Hedging vs oil bonds
And, who is to fund the cash outlay on the margins required on long futures positions? Note that the Government issued oil bonds worth at least Rs 15,000 crore in 2006-07 and more than Rs.20,000 crore in 2007-08. More had been issued in the earlier years also. A hedging policy could mean that, instead of oil bonds, an equivalent amount of money goes into margin deposits.
The cash outflow for placing margins, of course, will be immediate. The advantage still is that with hedging, the importer is able to fix his costs. And unless oil prices fall, there would be no more cash outflow on account of margin calls. A policy of "no hedging and issuing oil bonds," on the other hand, means that the quantum of bonds (to be) issued could be open-ended. In 2008-09, for instance, oil bonds issue has been estimated at more than Rs.90,000 crore.

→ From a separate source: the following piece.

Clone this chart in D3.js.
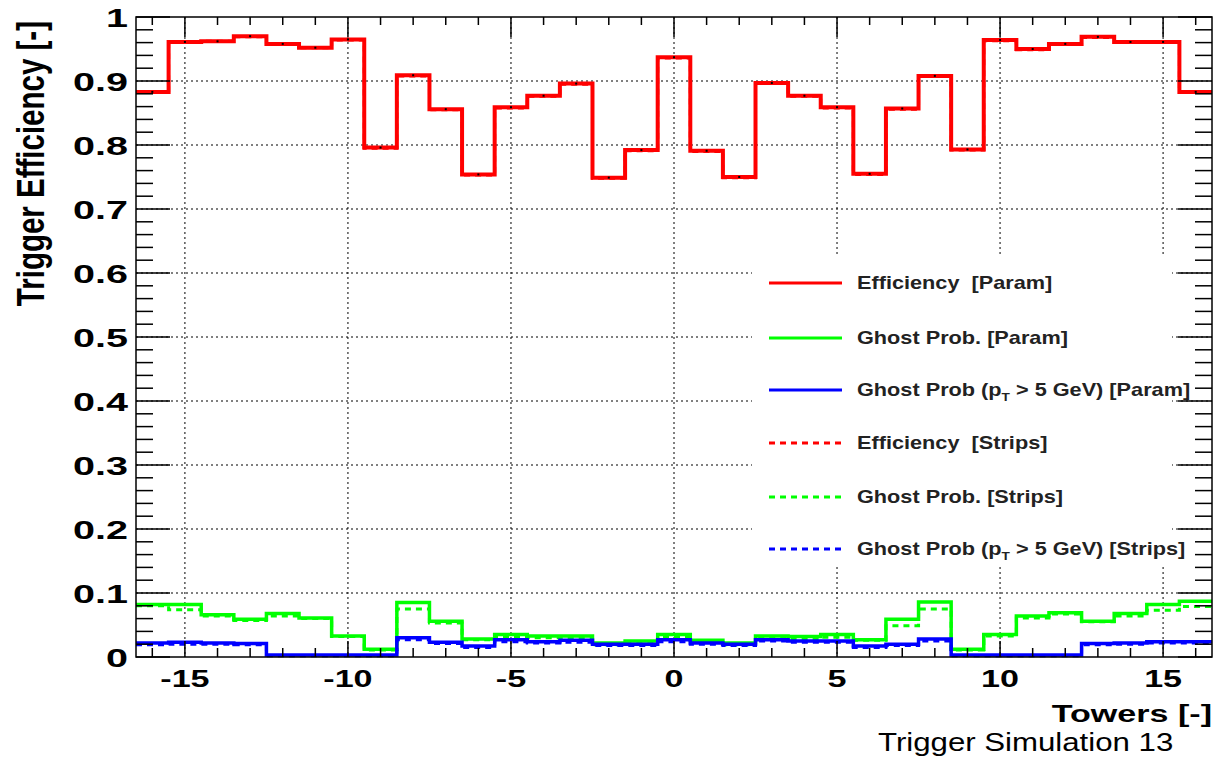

It, of course, is quite easy on hindsight to point out all this. It is also important to remember that hedging need not always provide the most optimal solutions. And there may be a number of operational issues (key among them being the level of hedging interest among oil producers) to be tackled before Indian companies can institute a structured hedging program.
But, still, the absence of a debate on how India as a big consuming nation can hedge its oil price risks is disconcerting. The misunderstanding of and paranoia about derivatives and the uninformed criticism that follows only compound the difficulties the country faces on the oil economy front.